Typhoon Jebi is expected to come very close to the main island of Shikoku or the Kii Peninsula around noon and make landfall there, the Japan Meteorological Agency said.
The agency, which also warned of high waves, has called on the public to be vigilant against flooding and mudslides caused by the typhoon.
Categorized as "very strong" based on its top wind speeds, Jebi would be the strongest typhoon to make landfall in Japan since 1993 if it maintains its force, an agency official said at a press conference Monday.
As of 10 a.m. Tuesday, Jebi was traveling about 60 kilometers south of Cape Muroto in Kochi Prefecture, western Japan, at a speed of about 45 km per hour. It was packing winds of up to 216 kph with an atmospheric pressure of 945 hectopascals at its center.
Japan has been hit by a succession of typhoons recently, with western parts of the country devastated by massive flooding and landslides that left more than 220 people dead in July.
The agency said the typhoon is expected to pass over the Sea of Japan by late Tuesday and move northward, and by Wednesday morning, weaken to an extratropical cyclone.

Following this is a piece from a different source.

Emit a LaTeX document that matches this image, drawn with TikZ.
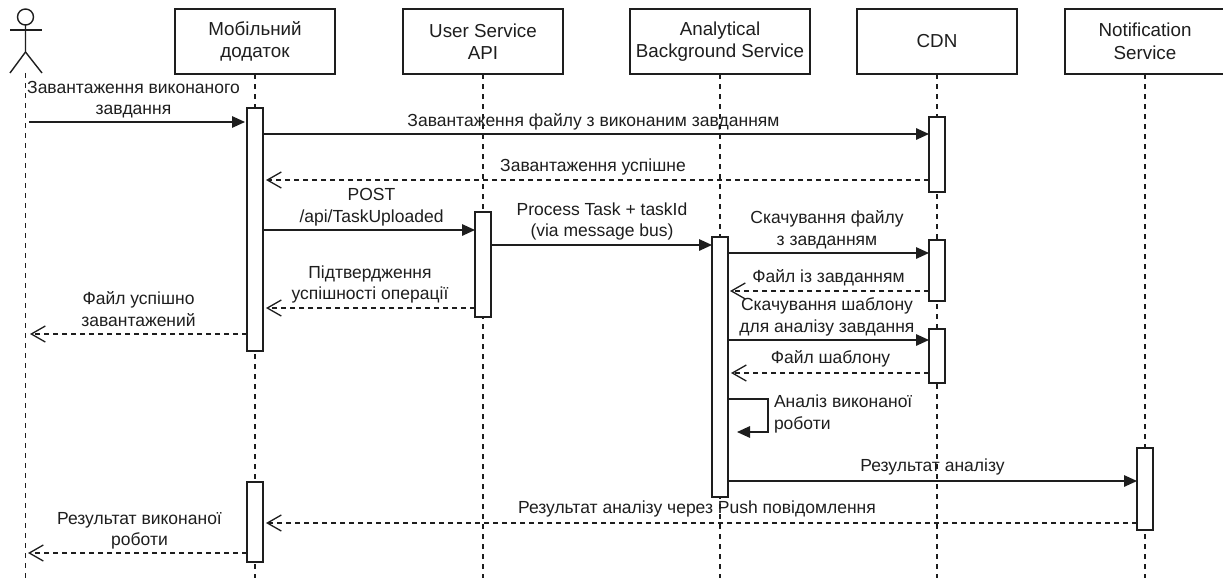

The imminent arrival of Jebi in western Japan affected the operations of transportation systems and commercial facilities.
Domestic airlines have decided to cancel local and international flights mainly scheduled to depart and arrive in airports in western and central Japan. All Nippon Airways Co. and Japan Airlines Co. have canceled 289 and 180 flights, respectively.
Railway operators also halted some services, including on the Tokaido Shinkansen and Sanyo Shinkansen lines.
Some parts of expressways are also expected to be closed.
Department stores in western Japan including Osaka and Kyoto prefectures decided to close for the day. USJ Co., the operator of Universal Studios Japan in Osaka, also closed the park.
In the 24-hour period through 6 a.m. on Wednesday, up to 500 millimeters of rain may fall in central Japan and up to 400 mm in western Japan.
The typhoon is unlikely to come close to the Japanese capital.